The trade expectancy calculation is:

(0.7 x $125) – (0.3 x $500) = 87.5 – 150 = -62.5

This time, the negative result shows the trader is losing money and the higher the number, the bigger the loss.

The formula confirms the trader gains $875, winning seven out of ten trades, but the loss from the remaining three trades is $1,500, leaving the trader $625 in the red. The takeaway is that a trader can have a great win tally, but the losses can still mount if the profits are low.

Trade expectancy and scalping

Scalpers can fall foul of trade expectancy rules if they take lots of small gains from a large number of wins. The formula shows our trader loses $62.5 on average for every trade.

A negative expectancy score means the more trades an investor makes, the more money they will lose even though they seem to be winning. So, the target becomes making wins more profitable and losses less damaging.

One strategy the trader could introduce is a stop/loss order. An order reduces the risk of a large loss.

Picking The Best Trades

You are a trader who must pick the best strategy from two options:

  • Trade with a 95 per cent chance of winning $10 but a 5 per cent chance of losing $1,000
  • Trade with a 5 per cent chance of winning $1,000, but a 95 per cent chance of losing $10

Many new traders go for the first option to win lots of small amounts over time. The downside is one loss wipes out 100 wins, and the trade has a negative expectancy score.

The second option is best because the ratio has a positive score.

Here’s how it works over 100 trades:

  • Option A works out as (0.95 x 10) – (0.05 x 1000) = 9.5 – 50 = -40.5
  • Option B works out like this: (0.05 x 1000) – (0.95 x 10) = 50 – 9.5 = 40.5

Beware The Gambler’s Fallacy

The gambler’s – or Monte Carlo – fallacy is when a trader mistakenly believes a transaction will make a profit based on the outcome of a previous transaction or series of transactions.

The fallacy is that success will repeat under the same circumstances. Still, the reality is the result of past transactions don’t change the probability of what may occur in the future.

A good example is a lottery. Because a set of lucky numbers won the lottery last time does not mean they will win again.

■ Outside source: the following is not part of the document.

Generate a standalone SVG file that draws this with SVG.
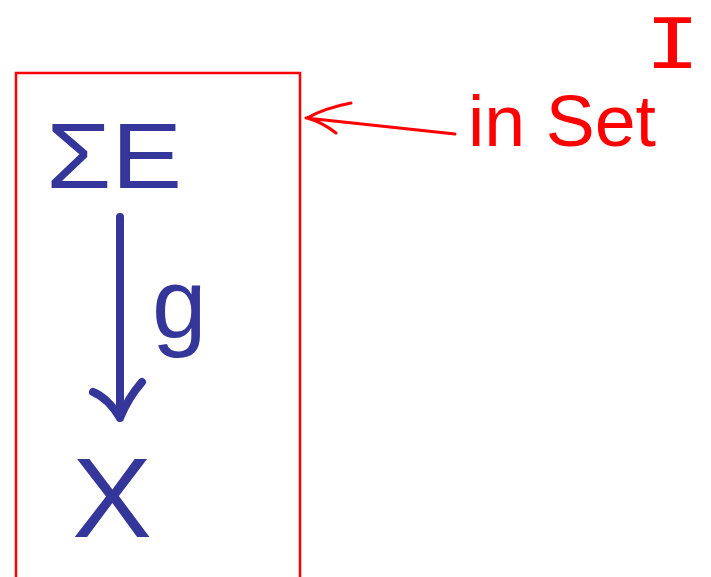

To counter the fallacy, investors should try two courses of action:

  • Treat every trade as an independent transaction
  • Ensure the sample of trades used for calculating the trade expectancy ratio is from at least 100 transactions to give a robust score

Smaller samples may not be accurate, which is where the gambler’s fallacy comes into play.

How Trading Expectancy Helps Investors FAQ

What’s a good trade expectancy ratio?

As the expectancy ratio gives the average amount a trader should win or lose on every trade, it’s the only way a trader will ever know if their strategy turns a profit.vAny negative score shows a trader is losing money, so a good score must be positive.

Traders like at least a 0.2 score, although some prefer 0.5 or more.

A 0.2 score generates $2,000 profit from 100 trades, while a 0.5 score gains $5,000 from 100 trades.

How does the gambler’s fallacy work?

If events are random and independent, it follows that the outcome of the events does not influence or otherwise predict what will happen to the next transaction. The fallacy is thinking the events are linked, and their result will affect what happens with the next transaction.

How do investors use trade expectancy?

Trade expectancy strips away the smoke and mirrors of investing to show if investments are profitable or not over time. The expectancy ratio is helpful for investors trading stocks and shares, commodities, cryptocurrency and forex.

What is a positive skew?

A trader will not win every trade but will try to ensure their wins are larger than their losses. This is called a ‘positive skew’. Regular traders realise they need to be right two or three times out of ten if they win large amounts each time.

New traders prefer to be right all the time, but they must understand the odds are against them.

Is the risk/reward ratio the same as trade expectancy?

Yes, the risk/reward ratio is the same as the trade expectancy ratio.